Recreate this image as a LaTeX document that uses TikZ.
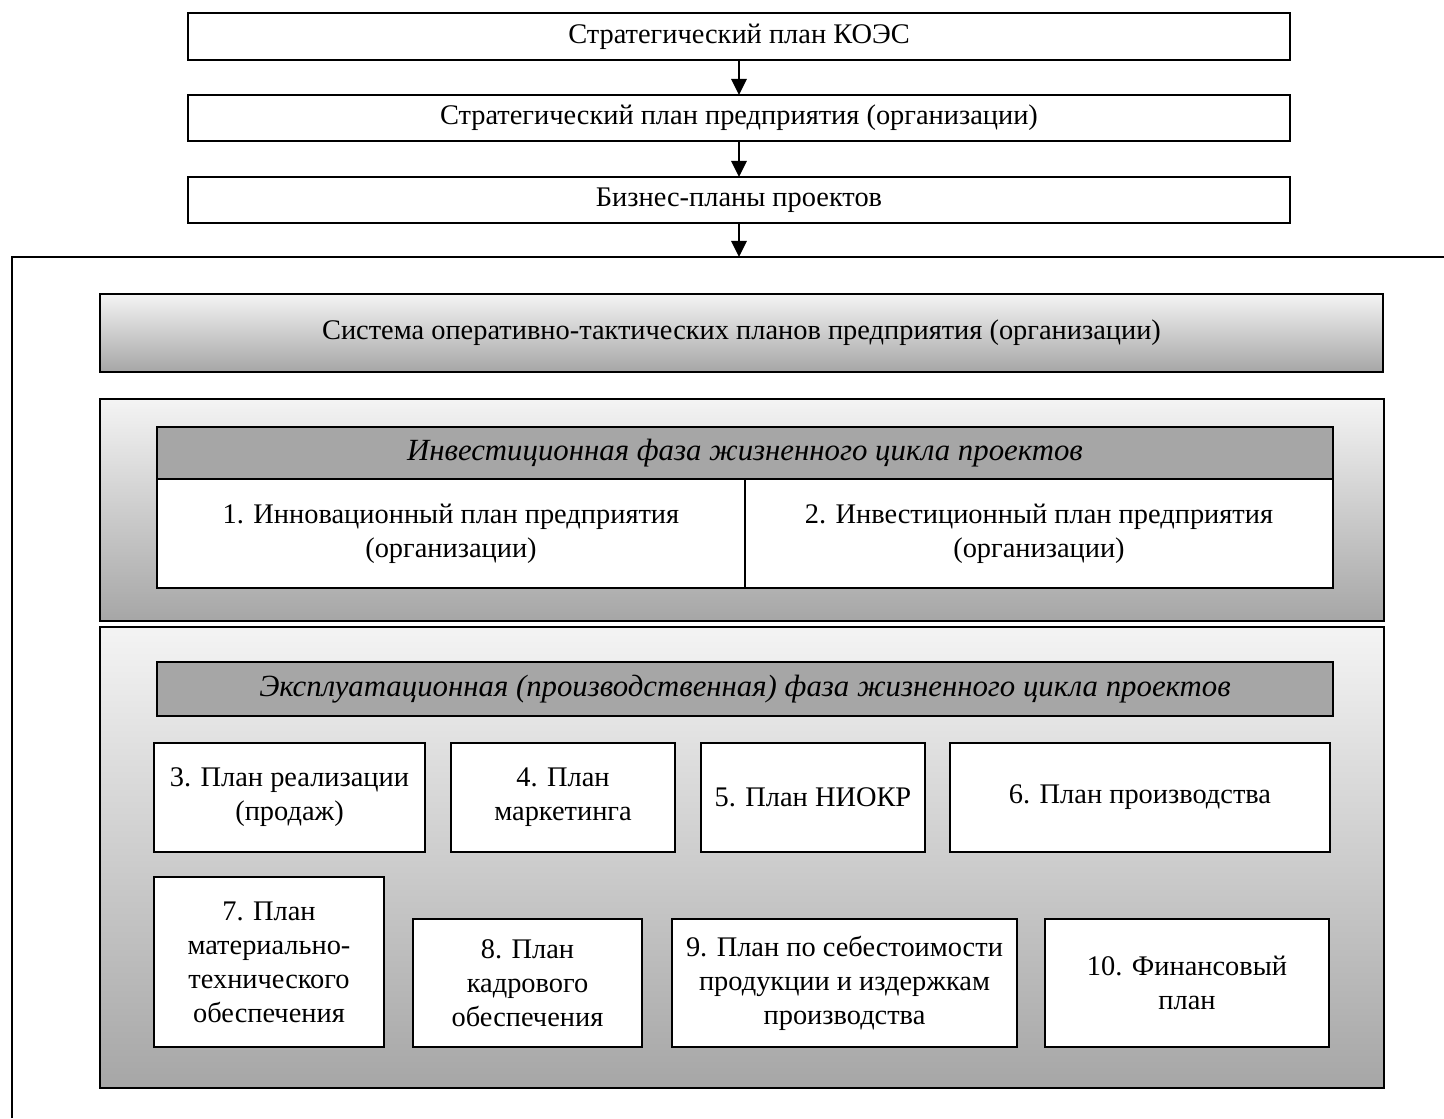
\documentclass[tikz,border=0pt]{standalone}
\usepackage{fontspec}
\setmainfont{Liberation Serif}
\usetikzlibrary{arrows.meta}
\definecolor{hdr}{HTML}{A6A6A6}
\definecolor{lite}{HTML}{F4F4F4}
\definecolor{dark}{HTML}{A6A6A6}
\tikzset{
  plain box/.style={draw, line width=1.4pt, fill=white, outer sep=0pt, inner sep=2pt, align=center,
     font=\fontsize{14.2}{17}\selectfont},
  grad box/.style={plain box, top color=lite, bottom color=dark},
  head box/.style={plain box, fill=hdr, font=\fontsize{15.4}{17}\selectfont\itshape},
  flow/.style={line width=1.4pt, -{Triangle[width=7.5pt,length=8pt]}},
  frame/.style={line width=1.4pt}
}
\begin{document}
\begin{tikzpicture}[x=0.5pt, y=-0.5pt]
\useasboundingbox (0,0) rectangle (1444,1118);
% top chain
\node[plain box, minimum width=551pt, minimum height=23.5pt] (koes) at (739,36.5) {Стратегический план КОЭС};
\node[plain box, minimum width=551pt, minimum height=23pt] (pred) at (739,118) {Стратегический план предприятия (организации)};
\node[plain box, minimum width=551pt, minimum height=23pt] (biz) at (739,200) {Бизнес-планы проектов};
\coordinate (ftop) at (739,257);
\draw[flow] (koes) -- (pred);
\draw[flow] (pred) -- (biz);
\draw[flow] (biz) -- (ftop);
% outer frame (open)
\coordinate (fl) at (12,1118);
\coordinate (fc) at (12,257);
\coordinate (fr) at (1444,257);
\draw[frame] (fl) -- (fc) -- (fr);
% system box
\node[grad box, minimum width=641.5pt, minimum height=39pt] (sys) at (741.5,333) {Система оперативно-тактических планов предприятия (организации)};
% investment panel
\node[grad box, minimum width=642pt, minimum height=111pt] (inv) at (742,510) {};
\node[head box, minimum width=588pt, minimum height=26pt] (invh) at (745,453) {Инвестиционная фаза жизненного цикла проектов};
\node[plain box, minimum width=294pt, minimum height=54.5pt] (p1) at (451,533.5) {1. Инновационный план предприятия\\(организации)};
\node[plain box, minimum width=294pt, minimum height=54.5pt] (p2) at (1039,533.5) {2. Инвестиционный план предприятия\\(организации)};
% exploitation panel
\node[grad box, minimum width=642pt, minimum height=230.5pt] (exp) at (742,857.5) {};
\node[head box, minimum width=588pt, minimum height=27pt] (exph) at (745,689) {Эксплуатационная (производственная) фаза жизненного цикла проектов};
\node[plain box, minimum width=135.5pt, minimum height=54.5pt] (p3) at (289.5,797.5) {3. План реализации\\(продаж)};
\node[plain box, minimum width=112pt, minimum height=54.5pt] (p4) at (563,797.5) {4. План\\маркетинга};
\node[plain box, minimum width=112pt, minimum height=54.5pt] (p5) at (813,797.5) {5. План НИОКР};
\node[plain box, minimum width=190pt, minimum height=54.5pt] (p6) at (1140,797.5) {6. План производства};
\node[plain box, minimum width=115pt, minimum height=85pt] (p7) at (269,962) {7. План\\материально-\\технического\\обеспечения};
\node[plain box, minimum width=114.5pt, minimum height=64pt] (p8) at (527.5,983) {8. План\\кадрового\\обеспечения};
\node[plain box, minimum width=172.5pt, minimum height=64pt] (p9) at (844.5,983) {9. План по себестоимости\\продукции и издержкам\\производства};
\node[plain box, minimum width=142pt, minimum height=64pt] (p10) at (1187,983) {10. Финансовый\\план};
\end{tikzpicture}
\end{document}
--------------------
Written instruction —
Output an exact copy of the material, with the pictures removed.

Exercise answer —
Recreate this image as a LaTeX document that uses TikZ.
\documentclass[tikz,border=0pt]{standalone}
\usepackage{fontspec}
\setmainfont{Liberation Serif}
\usetikzlibrary{arrows.meta}
\definecolor{hdr}{HTML}{A6A6A6}
\definecolor{lite}{HTML}{F4F4F4}
\definecolor{dark}{HTML}{A6A6A6}
\tikzset{
  plain box/.style={draw, line width=1.4pt, fill=white, outer sep=0pt, inner sep=2pt, align=center,
     font=\fontsize{14.2}{17}\selectfont},
  grad box/.style={plain box, top color=lite, bottom color=dark},
  head box/.style={plain box, fill=hdr, font=\fontsize{15.4}{17}\selectfont\itshape},
  flow/.style={line width=1.4pt, -{Triangle[width=7.5pt,length=8pt]}},
  frame/.style={line width=1.4pt}
}
\begin{document}
\begin{tikzpicture}[x=0.5pt, y=-0.5pt]
\useasboundingbox (0,0) rectangle (1444,1118);
% top chain
\node[plain box, minimum width=551pt, minimum height=23.5pt] (koes) at (739,36.5) {Стратегический план КОЭС};
\node[plain box, minimum width=551pt, minimum height=23pt] (pred) at (739,118) {Стратегический план предприятия (организации)};
\node[plain box, minimum width=551pt, minimum height=23pt] (biz) at (739,200) {Бизнес-планы проектов};
\coordinate (ftop) at (739,257);
\draw[flow] (koes) -- (pred);
\draw[flow] (pred) -- (biz);
\draw[flow] (biz) -- (ftop);
% outer frame (open)
\coordinate (fl) at (12,1118);
\coordinate (fc) at (12,257);
\coordinate (fr) at (1444,257);
\draw[frame] (fl) -- (fc) -- (fr);
% system box
\node[grad box, minimum width=641.5pt, minimum height=39pt] (sys) at (741.5,333) {Система оперативно-тактических планов предприятия (организации)};
% investment panel
\node[grad box, minimum width=642pt, minimum height=111pt] (inv) at (742,510) {};
\node[head box, minimum width=588pt, minimum height=26pt] (invh) at (745,453) {Инвестиционная фаза жизненного цикла проектов};
\node[plain box, minimum width=294pt, minimum height=54.5pt] (p1) at (451,533.5) {1. Инновационный план предприятия\\(организации)};
\node[plain box, minimum width=294pt, minimum height=54.5pt] (p2) at (1039,533.5) {2. Инвестиционный план предприятия\\(организации)};
% exploitation panel
\node[grad box, minimum width=642pt, minimum height=230.5pt] (exp) at (742,857.5) {};
\node[head box, minimum width=588pt, minimum height=27pt] (exph) at (745,689) {Эксплуатационная (производственная) фаза жизненного цикла проектов};
\node[plain box, minimum width=135.5pt, minimum height=54.5pt] (p3) at (289.5,797.5) {3. План реализации\\(продаж)};
\node[plain box, minimum width=112pt, minimum height=54.5pt] (p4) at (563,797.5) {4. План\\маркетинга};
\node[plain box, minimum width=112pt, minimum height=54.5pt] (p5) at (813,797.5) {5. План НИОКР};
\node[plain box, minimum width=190pt, minimum height=54.5pt] (p6) at (1140,797.5) {6. План производства};
\node[plain box, minimum width=115pt, minimum height=85pt] (p7) at (269,962) {7. План\\материально-\\технического\\обеспечения};
\node[plain box, minimum width=114.5pt, minimum height=64pt] (p8) at (527.5,983) {8. План\\кадрового\\обеспечения};
\node[plain box, minimum width=172.5pt, minimum height=64pt] (p9) at (844.5,983) {9. План по себестоимости\\продукции и издержкам\\производства};
\node[plain box, minimum width=142pt, minimum height=64pt] (p10) at (1187,983) {10. Финансовый\\план};
\end{tikzpicture}
\end{document}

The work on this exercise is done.